Military Travel Hacking & Your Credit
Every AD servicemember and their spouse qualifies for having their annual fee’s waived through the MLA or SCRA but you still need to be able to qualify for each individual card. Before you start, take some time to make sure your finances are in check.
Your First Card
If you are looking to open your first card and you don’t have any credit established, you’ll want to start with a no fee credit card. You are NEVER going to close this card, so that’s why you want it to be free. USAA and almost every bank offers a starter card. Once you open your card be sure to set up Auto-Pay. This card will not have a lot of benefits but will help you establish great credit so you can be approved for all of the different cards you’re interested in. When you open your card, they are looking to make sure you are consistently paying on your card and how much of your credit limit you are utilizing, try to stay under 30% and every quarter or so check to see if you qualify to have your credit limit increased.
Your credit score is based off five factors which each contribute a different percentage to your overall score. The most important factor is payment history, so make sure your payments are made on time. The best thing you can do is use your credit card just like you would a debit card. Only make purchases that you can pay off in full right now. If you are paying interest or late fees, your rewards and benefits will not be free.

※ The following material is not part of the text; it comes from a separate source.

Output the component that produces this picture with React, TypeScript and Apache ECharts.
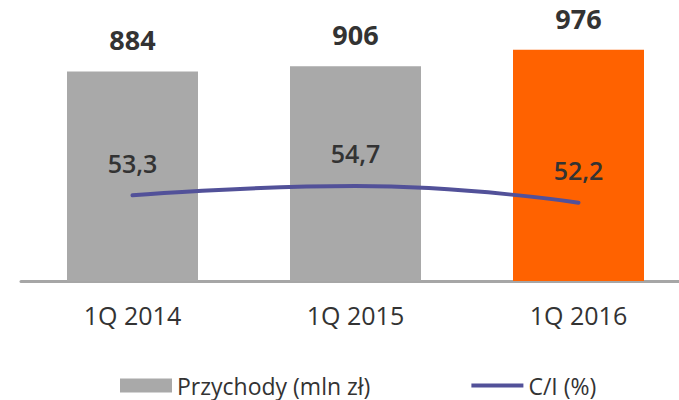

The next largest component is Credit Utilization, how much of your available credit you are using. I try to not use more than 30% of my credit limit. So, if your limit were $1,000, you would want to keep your balance under $300. I often pay my card down before the end of the statement period that way I can earn points on more than $300 a month without disrupting my credit utilization. As your credit limit increases or you open more cards, it will be easier to have a great credit utilization score.
Length of History
Then you have the length of credit history, which is how long an account has been open and if you are using it. This is why I would open a no fee card first and you never want to close that card. My husbands’ oldest card is with USAA. We use it to pay our monthly insurance and then have it set up for autopay. This way we are putting a charge on it every month and paying it off, completely automated.
Credit mix is 10% of your score and they just want to see that you can manage different types of credit. Examples of this is include a mortgage, car loan or other installment loan, charge cards and credit cards. I wouldn’t go getting a loan if you don’t need one or not paying your loan off, just to improve your credit mix. You can have a great score without having a large mix.
New credit, which includes your inquiries, is also 10% of your score. This is where the concern that travel hacking will hurt your credit score comes from. For a healthy credit score, they want to make sure you aren’t opening a large amount of debt all at one time.
When you apply for a credit card they check your credit score, which is called an inquiry. This also happens when you are shopping for a home loan or a car loan. You will see a small dip in your score that will bounce back after a month or two. The points you drop depends on how solid your other factors are. Since it is only worth 10% of our credit score, I would only be worried if we are close to buying a home or another type of loan. Travel hacking can help you increase your score by lowering your credit utilization and improving your credit mix.
Credit Score Goals
Many cards require a credit score above 700 and the best cards need 750+ for approval. Managing your payments and credit utilization is important (65% of your score) to be able to continue opening cards and maintain an excellent score. Make sure you stay organized. Check out this organizer for help. Automate everything you can! Then just make sure you are logging into your accounts to verify everything twice a month, so you know if there is a problem before it is time to pay.
If you are unsure what your credit score is, you can pull your credit report for free once a year. Chase and Amex have pages on their apps where you can track your credit score and set up notifications for any changes.